Segunda série da parceria entre Netflix e Marvel, “Jessica Jones” estreia nesta sexta-feira (20) com a pressão de manter a qualidade de sua antecessora, “Demolidor”. Se depender dos sete primeiro episódios que assistimos, é possível dizer que não é apenas uma produção à altura, mas talvez o melhor produto original do site de vídeos sob demanda — e uma das melhores adaptações de quadrinhos dos últimos anos.
Ao contrário do que se poderia imaginar levando em consideração sua origem nas HQs, “Jessica Jones” não é uma série sobre super-heróis. A protagonista que dá nome à produção até tem um passado frustrado lutando contra o crime de collant colorido, mas logo no início desta primeira temporada já a encontramos enfrentando a dura vida de uma detetive particular na cidade de Nova York.

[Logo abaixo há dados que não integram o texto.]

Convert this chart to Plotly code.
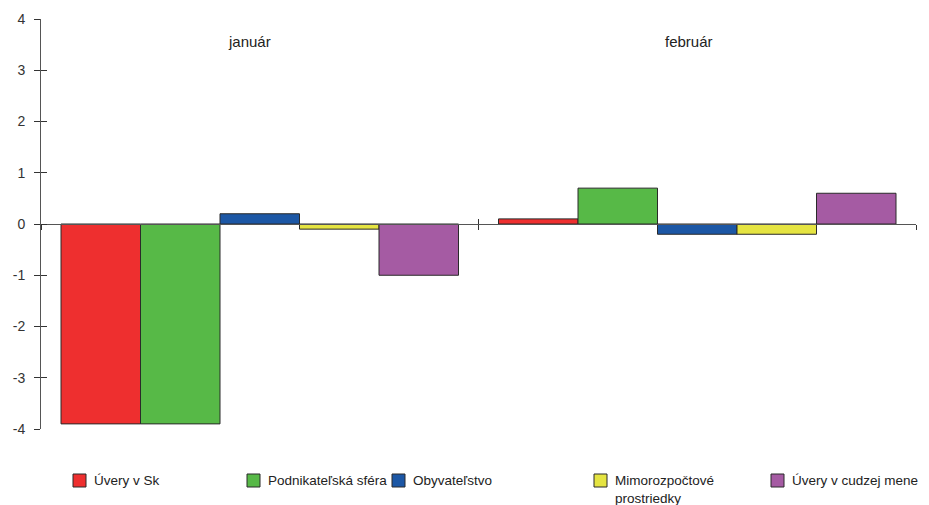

Entre maridos traídos e familiares desaparecidos, a personagem tem de encarar novamente o homem responsável pelos seus maiores traumas. Inspirada no arco final das HQs “Alias” (que nada tem a ver com a série protagonizada por Jennifer Garner nos anos 2000), a trama transforma uma boa ideia para a mídia original em algo genial para o formato Netflix.
Um de seus grandes trunfos recai sobre a atriz Krysten Ritter. Versada em papeis dramáticos, como sua participação em “Breaking Bad”, e em comédias como “Don’t trust the b—- in apartment 23”, ela constrói uma Jones com evidentes cicatrizes psicológicas que afasta todos ao seu redor, mas perspicaz o suficiente para não se tornar uma perdedora completa.
Ela é acompanhada de um dos melhores elencos de personagens femininos dos últimos anos. Todas as personagens femininas da série são fortes e complexas sem parecerem forçadas.
Elas não se lamentam por causa de homens ou são donzelas em busca de proteção. Até mesmo Hope (Erin Moriarty), aquela que mais poderia se entregar à carapuça de vítima, se recusa a viver o papel estabelecido e resolve seus próprios problemas.
Seria fácil reduzir a série ao título de “feminista”. Afinal, ela passa pelo teste de Bechdel — aquele que pergunta se as mulheres de uma obra são seres de verdade ou se apenas servem de satélite para os homens — como se fosse uma avaliação de pré-primário.
Mas “Jessica Jones” é muito mais do que isso. Sua narrativa com tons de noir envolve o público e passa a impressão de um longo filme dividido em 13 episódios — um problema dos mais agradáveis para quem tem muitos planos neste feriado prolongado.
Grande prova do valor do roteiro está na construção do vilão. Kilgrave, o Homem Púrpura dos quadrinhos, representa uma ameaça constante e verdadeira à heroína. Mesmo renegado a pouco mais que sussurros nos primeiros capítulos, sua presença é sentida em todos os cantos escuros da sombria vizinhança habitada pela detetive.
Os poderes do personagem (vivido pelo ex-“Doctor Who” David Tennant), que pode controlar mentes e obrigar qualquer um a fazer o que quiser, poderiam parecer ridículos contra um Thor ou um Homem de Ferro, mas são desesperadores na atmosfera criada pela série.
Jones pode parar carros em movimento ou voar — veículos em baixa velocidade ou “cair controladamente”, ok –, mas não tem experiência para lidar com um maníaco capaz de fazer com que pessoas parem de respirar apenas porque gostaria de comer em silêncio.
A série também tem a obrigação de preparar o futuro da parceria Marvel/Netflix e não esconde suas pretensões desde o começo. Luke Cage, super-herói interpretado por Mike Colter (“The good wife”) que é o próximo a ganhar uma produção para chamar de sua, tem participação importante e apresenta uma química invejável com a protagonista. Nem as garras de um Wolverine conseguiriam cortar a tensão sexual presente em todas as cenas do casal.
A atual era de adaptações de quadrinhos para o cinema e para a TV por muito tempo sofreu com o estigma de clube do bolinha. “Agent Carter”, série da Marvel lançada em 2014, provou de forma competente que o público sempre esteve preparado para protagonistas femininas. Ela foi seguida por “Supergirl”, da DC, que no final de outubro levou a prima do Superman à telinha.
“Jessica Jones”, que tem o potencial de ser a melhor série da Netflix até o momento, prova que não é um cromossomo que determina um super-herói ou seu sucesso — e tem tudo para sacramentar isso de uma vez por todas na cabeça dos estúdios.